翻訳家・浦崎雅代さんによるタイ仏教についての連載が始まります。(全4回の1回目)
――浦崎さん。どうぞ、よろしくお願いいたします。 タイに住まれて、今年で10年。タイのテーラヴァーダ仏教の「いま」を情報発信され、通訳、翻訳、そして、日本各地でも講演会や瞑想ワークショプを開かれている浦崎雅代さんに、タイとの馴れ初めを教えていただきたいと思います。
はい。今、タイに住んでおりまして、日本に戻る度に、「マインドフルネス」とか「気づきの瞑想」などが、注目されはじめているという事をすごく感じています。
なぜ私が、タイ仏教の翻訳や紹介活動をするようになったのかを、自己紹介をかねて話したいと思います。
私は、1972年に沖縄で生まれました。その年は、沖縄でビックイベントがあったんです。沖縄の日本復帰の年です。それまではアメリカの占領下にありました。
その復帰の年に生まれた子は、「復帰っ子」って言われています。(敗戦から)復帰の年までの27年間、沖縄は日本の文化から、遅れていると思っていましたから、日本の中心の東京にあこがれがずっとありました。小学校、中学校のときも、「あなたたちは復帰っ子だから。ちゃんと勉強して本土の大学に行けるように」と言い聞かされて育ちました。
ですが、東京で受験した大学に全部落ちてしまって、琉球大学の法文学部法政学部に進学しました。大学に入って、いろいろなボランティア活動に参加をさせていただきました。
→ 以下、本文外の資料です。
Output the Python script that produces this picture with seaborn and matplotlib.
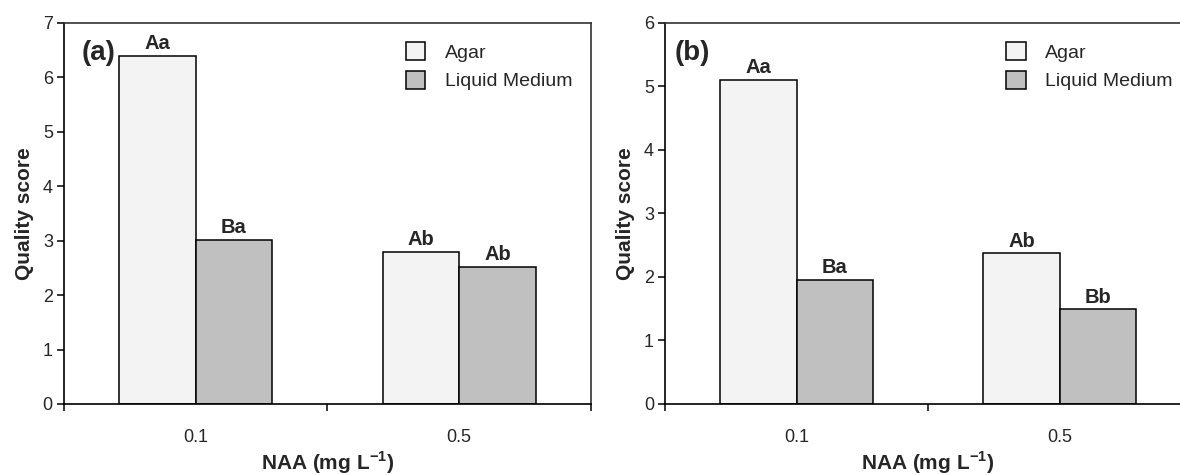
import numpy as np
import pandas as pd
import seaborn as sns
import matplotlib.pyplot as plt
from matplotlib.patches import Patch

# NAA concentrations (mg/L) and culture media
naa_levels = ["0.1", "0.5"]
media = ["Agar", "Liquid Medium"]

# Quality scores, panel (a)
score_a_agar = [6.4, 2.8]
score_a_liquid = [3.02, 2.52]
letters_a_agar = ["Aa", "Ab"]
letters_a_liquid = ["Ba", "Ab"]

# Quality scores, panel (b)
score_b_agar = [5.1, 2.37]
score_b_liquid = [1.95, 1.49]
letters_b_agar = ["Aa", "Ab"]
letters_b_liquid = ["Ba", "Bb"]

bar_colors = ["#f3f3f3", "#c0c0c0"]

sns.set_theme(style="white")
plt.rcParams["font.family"] = ["Liberation Sans", "DejaVu Sans"]
plt.rcParams["mathtext.fontset"] = "custom"
plt.rcParams["mathtext.rm"] = "Liberation Sans"
plt.rcParams["mathtext.bf"] = "Liberation Sans:bold"


def long_table(agar, liquid):
    return pd.DataFrame({
        "NAA": naa_levels * 2,
        "medium": [media[0]] * len(agar) + [media[1]] * len(liquid),
        "score": list(agar) + list(liquid),
    })


def draw_panel(ax, df, letters, ymax, tag, tag_x):
    sns.barplot(data=df, x="NAA", y="score", hue="medium", order=naa_levels,
                hue_order=media, palette=bar_colors, saturation=1,
                width=0.58, gap=0, edgecolor="black", linewidth=1.1,
                errorbar=None, legend=False, ax=ax)
    for cont, labs in zip(ax.containers, letters):
        ax.bar_label(cont, labels=labs, padding=2, fontsize=14.5,
                     fontweight="bold")

    ax.set_xlim(-0.5, 1.5)
    ax.set_ylim(0, ymax)
    ax.set_yticks(range(0, ymax + 1))
    ax.set_xticks([-0.5, 0.5, 1.5])
    ax.set_xticklabels([])
    ax.set_xticks([0, 1], minor=True)
    ax.set_xticklabels(naa_levels, minor=True)
    ax.tick_params(axis="x", which="major", direction="out", length=5,
                   width=1.1, color="black", bottom=True)
    ax.tick_params(axis="x", which="minor", length=0, pad=18, labelsize=13)
    ax.tick_params(axis="y", direction="out", length=5, width=1.1,
                   color="black", left=True, labelsize=13, pad=3)

    for side, sp in ax.spines.items():
        sp.set_visible(True)
        sp.set_linewidth(1.2)
        sp.set_color("black" if side in ("left", "bottom") else "#333333")

    ax.set_xlabel("NAA (mg L$^{\\mathbf{-1}}$)", fontsize=15,
                  fontweight="bold")
    ax.xaxis.set_label_coords(0.5, -0.118)
    ax.set_ylabel("Quality score", fontsize=15, fontweight="bold",
                  labelpad=6)

    ax.text(tag_x, 0.921, tag, transform=ax.transAxes, fontsize=20,
            fontweight="bold", ha="left", va="center")

    handles = [Patch(facecolor=c, edgecolor="black", linewidth=1.1)
               for c in bar_colors]
    ax.legend(handles, media, loc="upper left",
              bbox_to_anchor=(0.63, 0.975), frameon=False, fontsize=14,
              borderpad=0, handlelength=1.0, handleheight=1.05,
              handletextpad=1.0, labelspacing=0.45)


fig = plt.figure(figsize=(11.8, 4.75), dpi=100)
ax_a = fig.add_axes([0.0542, 0.1495, 0.4466, 0.8021])
ax_b = fig.add_axes([0.5636, 0.1495, 0.4458, 0.8021])

draw_panel(ax_a, long_table(score_a_agar, score_a_liquid),
           [letters_a_agar, letters_a_liquid], 7, "(a)", 0.034)
draw_panel(ax_b, long_table(score_b_agar, score_b_liquid),
           [letters_b_agar, letters_b_liquid], 6, "(b)", 0.019)

fig.savefig("out.png", dpi=100)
1992年3月、大学一年の時にタイにスタディ・ツアーに行く機会がありました。タイのクロントイ・スラムの視察です。3泊4日の行程で、私は初めて海外に行きました。今は、沖縄からタイへは直行便があり、4時間で行けます。けれども、当時は、沖縄、台湾、タイの経路で行きました。そしてその初めての海外に行った時に、大きく自分の先入観がくつがえされる出来事が三つありました。